Is the sum of two irrational numbers almost always irrational?

Question

Clearly the sum of two irrational numbers is not necessarily irrational. But is it true that it is 'almost always' irrational, in the sense that $$\displaystyle\lim_{x\to\infty}\dfrac{\lambda(P\cap B(x))}{\lambda(R\cap B(x))}=1$$ where $\lambda$ is Lebesgue measure, $R\subset \mathbb{R}^2$ is the set of points with irrational coordinates and $P\subset R$ is the set of those points the sum of whose coordinates is irrational (and $B(x)$ the disc of radius $x$ centred at the origin)? And I guess the same question applies to transcendental numbers. Intuitively it seems true, but I don't know how one would prove this. If not, then there is the question of whether the limit exists and if it does what is it.

Answer 1

Let $NP$ be the set of pairs whose sum is rational. I think its easier to prove $\lambda(NP\cap B(x))=0$. In fact since $NP\cap B(x)\subset NP$, we just prove $\lambda(NP)=0$ and we are done. Let $$NP_x=\{(x,y)|x+y\in \mathbb{Q}\}$$ Notice that the restriction addition to this set is translation by $x$ which is measure preserving, hence the inverse image of the rational numbers has measure zero.
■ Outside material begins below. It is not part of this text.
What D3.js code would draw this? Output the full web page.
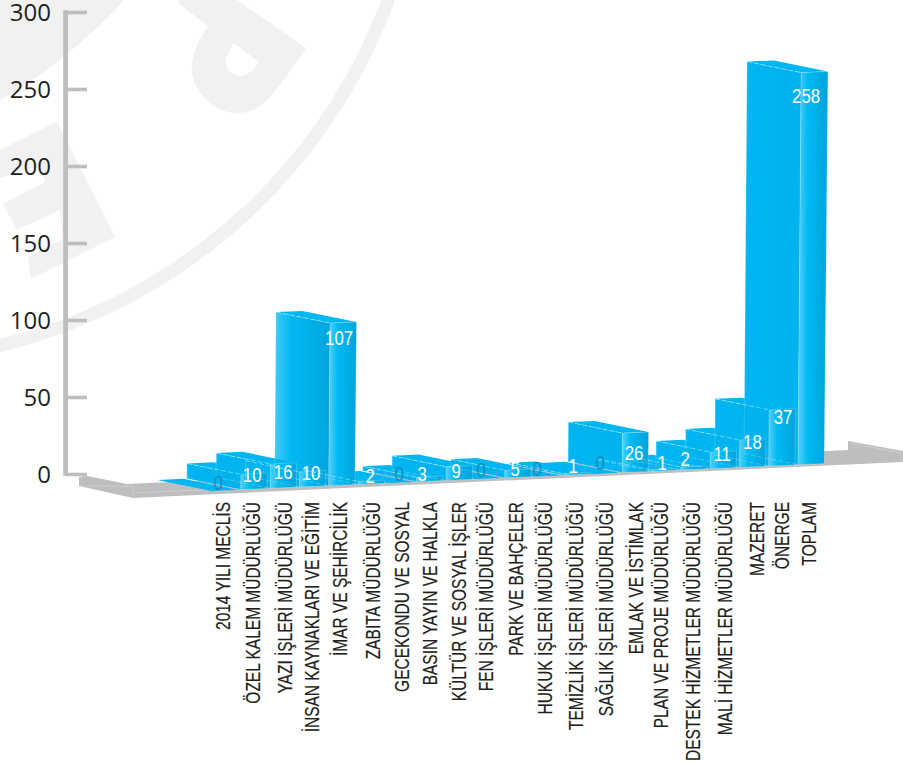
<!DOCTYPE html>
<html lang="tr"><head><meta charset="utf-8">
<script src="https://cdnjs.cloudflare.com/ajax/libs/d3/7.8.5/d3.min.js"></script>
<style>html,body{margin:0;padding:0;background:#fff}svg{display:block}</style>
</head><body><svg id="c" width="903" height="764"></svg>
<script>
const categories = ["2014 YILI MECLİS","ÖZEL KALEM MÜDÜRLÜĞÜ","YAZI İŞLERİ MÜDÜRLÜĞÜ","İNSAN KAYNAKLARI VE EĞİTİM","İMAR VE ŞEHİRCİLİK","ZABITA MÜDÜRLÜĞÜ","GECEKONDU VE SOSYAL","BASIN YAYIN VE HALKLA","KÜLTÜR VE SOSYAL İŞLER","FEN İŞLERİ MÜDÜRLÜĞÜ","PARK VE BAHÇELER","HUKUK İŞLERİ MÜDÜRLÜĞÜ","TEMİZLİK İŞLERİ MÜDÜRLÜĞÜ","SAĞLIK İŞLERİ MÜDÜRLÜĞÜ","EMLAK VE İSTİMLAK","PLAN VE PROJE MÜDÜRLÜĞÜ","DESTEK HİZMETLER MÜDÜRLÜĞÜ","MALİ HİZMETLER MÜDÜRLÜĞÜ","MAZERET","ÖNERGE","TOPLAM"];
const values = [0,10,16,10,107,2,0,3,9,0,5,0,1,0,26,1,2,11,18,37,258];
const axisTicks = [0,50,100,150,200,250,300];
// hand-placed label offsets of the original artwork
const labelShift = [-6.4,-1.7,0,-1.4,-2.7,-1,-1.4,-7.7,-3,-7.4,-2.7,-10,-3.4,-5.7,-1,-2.4,-8.7,-1,0,1.3,-5];
const labelRise = [8,14,15.7,13.4,147,7.8,8.5,8,8.8,8.5,8.2,6.9,8.6,10.3,19,7.7,10.4,14,24.8,48.5,369];
const catShift = [0,0.7,3.4,1,0,3.5,3,2,1.5,-0.7,0,0,1.4,2,3,-1.5,1,4,6.6,2,0];

const svg = d3.select("#c");
const defs = svg.append("defs");
function grad(id, stops){
  const g = defs.append("linearGradient").attr("id",id);
  stops.forEach(s=>g.append("stop").attr("offset",s[0]).attr("stop-color",s[1]));
}
grad("front",[[0,"#55CFF6"],[0.32,"#00BAF2"],[1,"#00A3DC"]]);
grad("sideTall",[[0,"#45CAF5"],[0.3,"#00B9F2"],[1,"#00A5DE"]]);
grad("sideFlat",[[0,"#2FC3F4"],[0.03,"#00B5F1"],[1,"#00B3EF"]]);

// watermark
const wm = svg.append("g").attr("fill","#F1F1F2");
wm.append("path").attr("d","M0,0L124,0Q65,64 0,100Z");
const ring = d3.arc().innerRadius(546).outerRadius(559).startAngle(Math.PI*0.4).endAngle(Math.PI*1.0);
wm.append("path").attr("transform","translate(-130,-191.6)").attr("d",ring());
wm.append("path").attr("d","M0,150L57,122L115,237L31,279L28,257L63,239L60,210L17,230L3,204L45,182L40,166L0,178Z");
wm.append("path").attr("fill-rule","evenodd").attr("d","M178,3L208,26C190,52 188,72 197,88C207,106 225,113 237,113C252,113 262,106 270,97C282,84 295,64 306,48L237,0L180,0ZM234,43L259,62C252,72 247,76 240,76C232,76 224,68 226,60C227,54 230,49 234,43Z");

// scales
const axisY = d3.scaleLinear().domain([0,300]).range([474,12]);
const barH = d3.scaleLinear().domain([0,300]).range([0,456]);
const xBase = d3.scaleLinear().domain([0,20]).range([211.4,798]);
const baseY = d3.scaleLinear().domain([254,815]).range([489,464]);
const barW = 26.2, depthX = -54, depthY = -11, lean = 0.008;

// axis
const axis = d3.axisLeft(axisY).tickValues(axisTicks).tickSize(-21).tickPadding(13).tickSizeOuter(0);
const ag = svg.append("g").attr("transform","translate(66,0)").call(axis);
ag.select(".domain").remove();
ag.selectAll("line").attr("stroke","#BCBEC0").attr("stroke-width",3.6);
ag.append("rect").attr("x",-2.8).attr("y",axisY(300)-1.8).attr("width",4.8).attr("height",axisY(0)-axisY(300)+3.6).attr("fill","#BCBEC0");
ag.selectAll("text").attr("x",-15).attr("font-family","'Open Sans'").attr("font-size",24).attr("fill","#231F20").attr("dy","0.36em");

// floor
const floor = svg.append("g");
floor.append("path").attr("fill","#BCBEC0").attr("d","M79,477L87,476L127,484L848,450L848,441L903,451L903,462L133,498L79,486Z");
floor.append("path").attr("fill","none").attr("stroke","#fff").attr("stroke-opacity",.35).attr("stroke-width",.7).attr("d","M80,486L133,486L133,497M133,493L240,488M850,443L901,453L901,461");

// bars, painted far right first so nearer faces cover them
const pts = a => a.map(p=>p[0].toFixed(1)+","+p[1].toFixed(1)).join(" ");
const bars = values.map((v,i)=>{
  const fx = xBase(i), h = barH(v);
  const yl = baseY(fx), yr = baseY(fx+barW);
  const shift = h*lean, wTop = barW + h*0.0015;
  return {v,i,h,
    fb:[[fx,yl],[fx+barW,yr]],
    ft:[[fx+shift,yl-h],[fx+shift+wTop,yr-h]],
    bb:[fx+depthX,yl+depthY],
    bt:[[fx+shift+depthX,yl-h+depthY],[fx+shift+wTop+depthX,yr-h+depthY]]};
}).sort((a,b)=>b.i-a.i);

const bg = svg.append("g").selectAll("g").data(bars).join("g");
bg.filter(d=>d.h>0).append("polygon")
  .attr("points",d=>pts([d.bt[0],d.ft[0],d.fb[0],d.bb]))
  .attr("fill",d=>d.i===4?"url(#sideTall)":"url(#sideFlat)");
bg.append("polygon")
  .attr("points",d=>pts([d.bt[0],d.bt[1],d.ft[1],d.ft[0]]))
  .attr("fill","#00B6F1");
bg.filter(d=>d.h>0).append("polygon")
  .attr("points",d=>pts([d.ft[0],d.ft[1],d.fb[1],d.fb[0]]))
  .attr("fill","url(#front)");

// faint see-through wireframe over all the bars
const wire = svg.append("g").selectAll("g").data(bars.filter(d=>d.h>0)).join("g")
  .attr("fill","none").attr("stroke","#fff").attr("stroke-width",.7);
wire.append("polygon").attr("points",d=>pts([d.ft[0],d.ft[1],d.fb[1],d.fb[0]])).attr("stroke-opacity",.3);
wire.append("line").attr("x1",d=>d.bt[0][0]).attr("y1",d=>d.bt[0][1]).attr("x2",d=>d.ft[0][0]).attr("y2",d=>d.ft[0][1])
  .attr("stroke-opacity",.6).attr("stroke-dasharray","5 2");
wire.append("line").attr("x1",d=>d.bb[0]).attr("y1",d=>d.bb[1]).attr("x2",d=>d.fb[0][0]).attr("y2",d=>d.fb[0][1])
  .attr("stroke-opacity",.35).attr("stroke-dasharray","5 2");
wire.append("line").attr("x1",d=>d.bt[0][0]).attr("y1",d=>d.bt[0][1]).attr("x2",d=>d.bb[0]).attr("y2",d=>d.bb[1])
  .attr("stroke-opacity",.25);

// value labels
const sans = "'Liberation Sans',sans-serif";
svg.append("g").selectAll("text").data(values).join("text")
  .attr("transform",(v,i)=>`translate(${xBase(i)+barW/2+labelShift[i]},${baseY(xBase(i)+barW/2)-labelRise[i]}) scale(0.8,1)`)
  .attr("dy","0.35em").attr("text-anchor","middle")
  .attr("font-family",sans).attr("font-size",21)
  .attr("fill",v=>v===0?"#0A84B0":"#fff").attr("fill-opacity",v=>v===0?.8:1)
  .text(v=>v);

// category labels
const catX = d3.scaleLinear().domain([0,20]).range([230,816]);
svg.append("g").selectAll("text").data(categories).join("text")
  .attr("transform",(c,i)=>`translate(${catX(i)+catShift[i]},502) rotate(-90) scale(0.775,1)`)
  .attr("text-anchor","end")
  .attr("font-family",sans).attr("font-size",20).attr("fill","#231F20")
  .attr("stroke","#231F20").attr("stroke-width",.2)
  .text(c=>c);
</script></body></html>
However, there is a weak form of Fubini's theorem that says that if a subset of a product measure space ( which $\mathbb{R}^2$ is) has the property that its intersection with each slice has measure zero then the set has measure zero. Hence $\lambda(NP)=0$.

To bring this back to the specific question you are asking, $NP\cup P=\mathbb{R}^2$, so for any open ball $B(x)$ $\lambda(P\cap B(x))=1$. On the other hand the set of points whose coordinates are irrational is the complement of a set of measure zero, so $\lambda(R\cap B(x))=1$. Hence you are taking the limit of $1/1$.